For the purposes of this examination, let's set aside the fact that you can find reliable clinical research that shows that tobacco smokers cost the insurance industry less over their lifetimes than svelte nonsmokers do. This is simply due to the fact that we tend to die sooner. But that's a matter of insurance industry/government/pharmaceutical hijinx, to possibly discuss another time.
That aside, the item I'm bringing forward today is how the issue of lying smokers should be pursued by Whirlpool Corp.(NYSE: WHR). I'll not take issue against Whirlpool's insurance plan demanding a different level of premium payment from smokers. I'll not take issue against Whirlpool asking smokers to document their participation in the addiction. I'll not take issue against Whirlpool taking action against smokers who lied when claiming that they don't smoke. What I do argue against is the ludicrous notion that Whirlpool employees have turned on one another.
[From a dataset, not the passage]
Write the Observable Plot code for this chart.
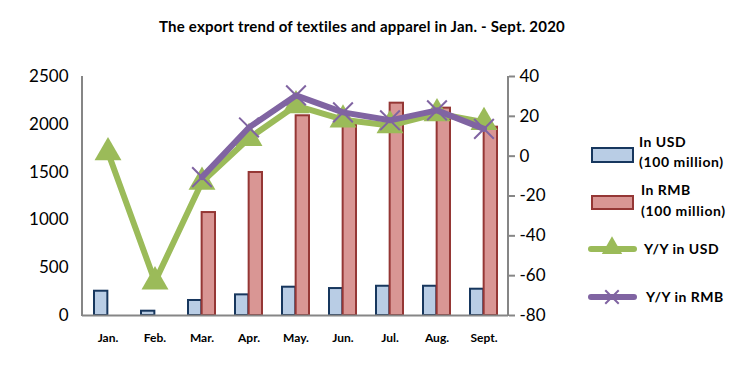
<!DOCTYPE html>
<html><head><meta charset="utf-8">
<script src="https://cdn.jsdelivr.net/npm/d3@7"></script>
<script src="https://cdn.jsdelivr.net/npm/@observablehq/plot@0.6"></script>
<style>
body{margin:0;background:#fff;font-family:Lato,sans-serif}
#wrap{position:relative;width:751px;height:367px}
#title{position:absolute;left:0;top:17px;width:724px;text-align:center;font:bold 15px Lato,sans-serif;color:#000;letter-spacing:0.2px}
#legend{position:absolute;left:0;top:0}
</style></head><body>
<div id="wrap"><div id="title">The export trend of textiles and apparel in Jan. - Sept. 2020</div></div>
<script>
const months = ["Jan.","Feb.","Mar.","Apr.","May.","Jun.","Jul.","Aug.","Sept."];
const usd = [254, 45, 157, 216, 296, 282, 306, 306, 275];
const rmb = [null, null, 1077, 1496, 2089, 2000, 2221, 2169, 1970];
const yoyUsd = [1.8, -63, -13, 9, 25.4, 18.3, 15.4, 21.4, 17];
const yoyRmb = [null, null, -10.5, 14.4, 30.5, 22, 18, 23, 13.7];
const leftTicks = [0, 500, 1000, 1500, 2000, 2500];
const rightTicks = [-80, -60, -40, -20, 0, 20, 40];

const toLeft = v => (v + 80) / 120 * 2500;
const fromLeft = v => String(Math.round(v / 2500 * 120 - 80));

const barsUsd = months.map((m, i) => ({m, v: usd[i]}));
const barsRmb = months.map((m, i) => ({m, v: rmb[i]})).filter(d => d.v != null);
const lineUsd = months.map((m, i) => ({m, v: toLeft(yoyUsd[i])}));
const lineRmb = months.map((m, i) => ({m, v: yoyRmb[i] == null ? null : toLeft(yoyRmb[i])})).filter(d => d.v != null);

const gray = "#868686";
const plot = Plot.plot({
  width: 751, height: 367,
  marginLeft: 82, marginRight: 243, marginTop: 76, marginBottom: 52,
  style: {fontFamily: "Lato, sans-serif", background: "white"},
  x: {domain: months, padding: 0, axis: null},
  y: {domain: [0, 2500], axis: null},
  marks: [
    Plot.barY(barsUsd, {x: "m", y: "v", fill: "#B9CDE5", stroke: "#17375E", strokeWidth: 2, insetLeft: 10, insetRight: 23.65}),
    Plot.barY(barsRmb, {x: "m", y: "v", fill: "#D99694", stroke: "#953735", strokeWidth: 2, insetLeft: 23.65, insetRight: 10}),
    Plot.ruleY([0], {stroke: gray, strokeWidth: 2}),
    Plot.axisY({ticks: leftTicks, anchor: "left", tickSize: 0, tickPadding: 14, fontSize: 17, tickFormat: d => String(d), color: "#000", label: null}),
    Plot.axisY({ticks: rightTicks.map(toLeft), anchor: "right", tickSize: 6, tickPadding: 5, fontSize: 17, tickFormat: fromLeft, color: "#000", stroke: gray, strokeWidth: 2, label: null}),
    Plot.axisX({anchor: "bottom", tickSize: 0, tickPadding: 18, fontSize: 12, fontWeight: "bold", label: null}),
    Plot.line(lineUsd, {x: "m", y: "v", stroke: "#9BBB59", strokeWidth: 6}),
    Plot.dot(lineUsd, {x: "m", y: "v", symbol: "triangle", r: 10, fill: "#9BBB59", stroke: "none"}),
    Plot.line(lineRmb, {x: "m", y: "v", stroke: "#8064A2", strokeWidth: 6}),
    Plot.dot(lineRmb, {x: "m", y: "v", symbol: "times", r: 9, stroke: "#8064A2", strokeWidth: 2})
  ]
});
const svg = d3.select(plot);
svg.append("line").attr("x1", 82).attr("x2", 82).attr("y1", 76).attr("y2", 316).attr("stroke", gray).attr("stroke-width", 2);
svg.append("line").attr("x1", 508).attr("x2", 508).attr("y1", 76).attr("y2", 316).attr("stroke", gray).attr("stroke-width", 2);
document.getElementById("wrap").prepend(plot);

const lg = d3.select("#wrap").append("svg").attr("id", "legend").attr("width", 751).attr("height", 367)
  .style("font-family", "Lato, sans-serif").style("font-weight", "bold").style("font-size", "14px");
lg.append("rect").attr("x", 592).attr("y", 148).attr("width", 41).attr("height", 14).attr("fill", "#B9CDE5").attr("stroke", "#17375E").attr("stroke-width", 2);
lg.append("text").attr("x", 639).attr("y", 147).text("In USD").style("letter-spacing", "0.5px");
lg.append("text").attr("x", 639).attr("y", 167).text("(100 million)").style("letter-spacing", "0.6px");
lg.append("rect").attr("x", 592).attr("y", 196).attr("width", 41).attr("height", 13).attr("fill", "#D99694").attr("stroke", "#953735").attr("stroke-width", 2);
lg.append("text").attr("x", 641).attr("y", 195).text("In RMB").style("letter-spacing", "0.5px");
lg.append("text").attr("x", 641).attr("y", 216).text("(100 million)").style("letter-spacing", "0.6px");
lg.append("line").attr("x1", 591).attr("x2", 634).attr("y1", 249).attr("y2", 249).attr("stroke", "#9BBB59").attr("stroke-width", 6).attr("stroke-linecap", "round");
lg.append("path").attr("d", d3.symbol(d3.symbolTriangle, 180)()).attr("transform", "translate(612,248)").attr("fill", "#9BBB59");
lg.append("text").attr("x", 644).attr("y", 254).text("Y/Y in USD").style("letter-spacing", "0.5px");
lg.append("line").attr("x1", 591).attr("x2", 634).attr("y1", 297).attr("y2", 297).attr("stroke", "#8064A2").attr("stroke-width", 6).attr("stroke-linecap", "round");
lg.append("path").attr("d", d3.symbol(d3.symbolTimes, 120)()).attr("transform", "translate(612,297)").attr("fill", "none").attr("stroke", "#8064A2").attr("stroke-width", 2);
lg.append("text").attr("x", 646).attr("y", 302).text("Y/Y in RMB").style("letter-spacing", "0.5px");
</script></body></html>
It appears that's what the company expects us to believe.
Whirlpool management wants you to believe that they had 39 instances of one employee reporting another for serving their nicotine addiction in violation of what should be a confidential declaration of status. Whirlpool expects you to believe that these company "rats" know which smokers lied on their paper work and which didn't. Whirlpool expects you to believe that all policy violators are of hourly status and that violations by management staff either don't exist or aren't yet worth pursuing. Whirlpool expects us to believe that the company itself wasn't at the root of this all.